I’ve lived in Australia for nearly a year and have spent much of this time getting to know the land and adjusting to the seasons in the Southern Hemisphere. Here in the Land Down Under, Samhain is still in autumn, but autumn is March to May; Halloween is still in October, which is in spring; the Winter Solstice is in July, but Christmas is in the summer; the Spring Equinox is in March, but Easter is still in April, which is autumn. If that sounds confusing, that’s because it is.
Weather patterns in Australia are different. It’s important to consider also that the four-season calendar was imported by the British in 1788. Indigenous Australians had their own seasonal calendars. Then there’s the Wiccan Wheel of the Year, which was founded upon the seasonal cycle of Great Britain.
Many books about the Pagan Wheel of the Year are written from a Northern Hemisphere perspective. Authors will sometimes acknowledge this and advise Southern Hemisphere readers to simply move the seasonal dates around six months, but this doesn’t always work well. Unfortunately, there aren’t too many books on the subject for Southern Hemisphere practitioners.
In Dancing the Sacred Wheel: A Journey through the Southern Sabbats, long-time Wiccan Frances Billinghurst offers a thoughtful and well-researched consideration of the Wheel of the Year in the Southern Hemisphere. It’s clear that Billinghurst is wise, knowledgeable, and draws from many years of experience and experimenting with myth and ritual in Australia.
Dancing the Sacred Wheel is not a book for the beginner Wiccan. It’s not a ritual book. It assumes a basic knowledge of the Wheel of the Year, its origins, and its underlying mythos. It challenges practitioners to reflect on what is happening in their local landscape and Billinghurst offers the results of her interpretation and adaptation.
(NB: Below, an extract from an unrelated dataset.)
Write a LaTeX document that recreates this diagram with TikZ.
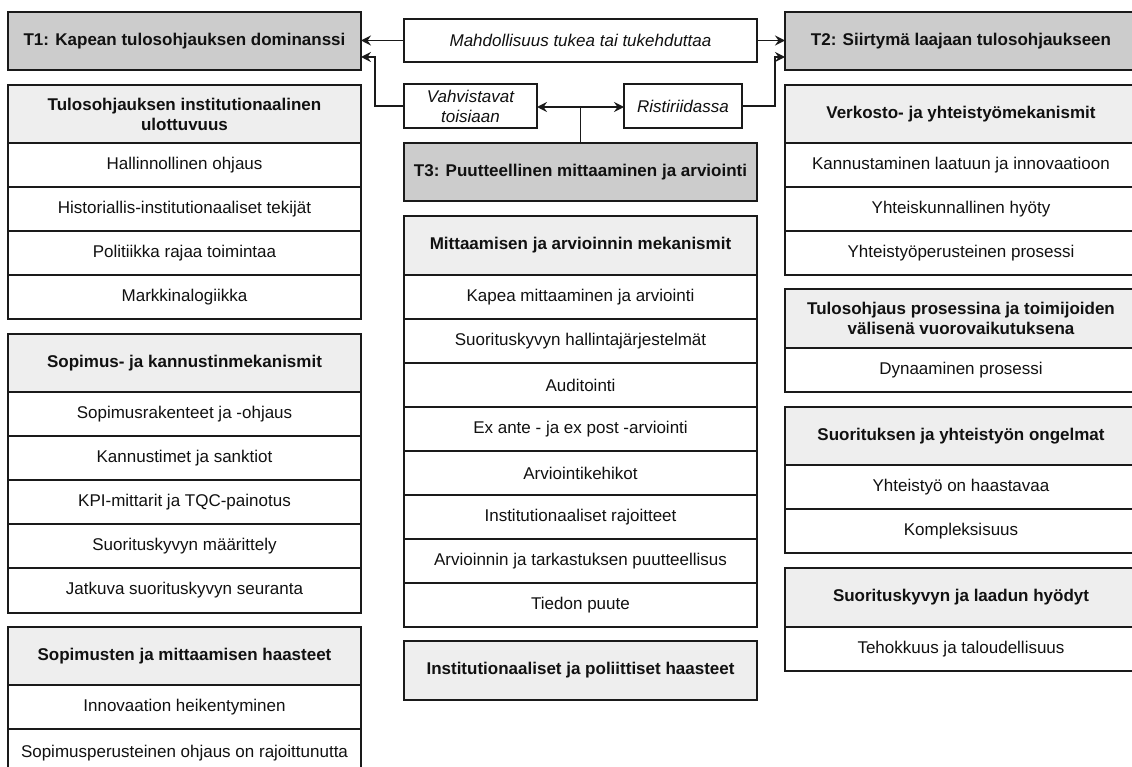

Part I begins with three chapters that look at Paganism broadly, the Sabbats, and the common narrative of the God and Goddess that is played throughout them. Chapters 4-11 look at each Sabbat individually. Billinghurst looks at the meaning of each both in contexts of the Southern Hemisphere and our internal landscapes, offers ritual ideas, and even some recipes and local correspondences.
In Part II, Billinghurst reviews a basic circle casting, how to adapt learnings from the book, Aboriginal seasons, and delves further into Southern Hemisphere differences. For instance, in the Southern Hemisphere, the sun appears to travel from east to west along the north, not the south. So, deosil (sunwise) in the Southern Hemisphere is actually counter-clockwise.
Billinghurst is always kind and considerate in her book, never judgemental or preachy. It’s clear she knows her stuff, but she’s never dry or dull, and Dancing the Sacred Wheel is a very accessible book. She offers a lot of food for thought and can help smooth those rough edges of our seasonal rituals that don’t seem quite right sometimes when we’re attempting to adapt Northern Hemisphere practices.
Recently published just back in November 2012, Billinghurst’s book is a welcome and much needed resource the Southern Hemisphere’s Pagan’s library.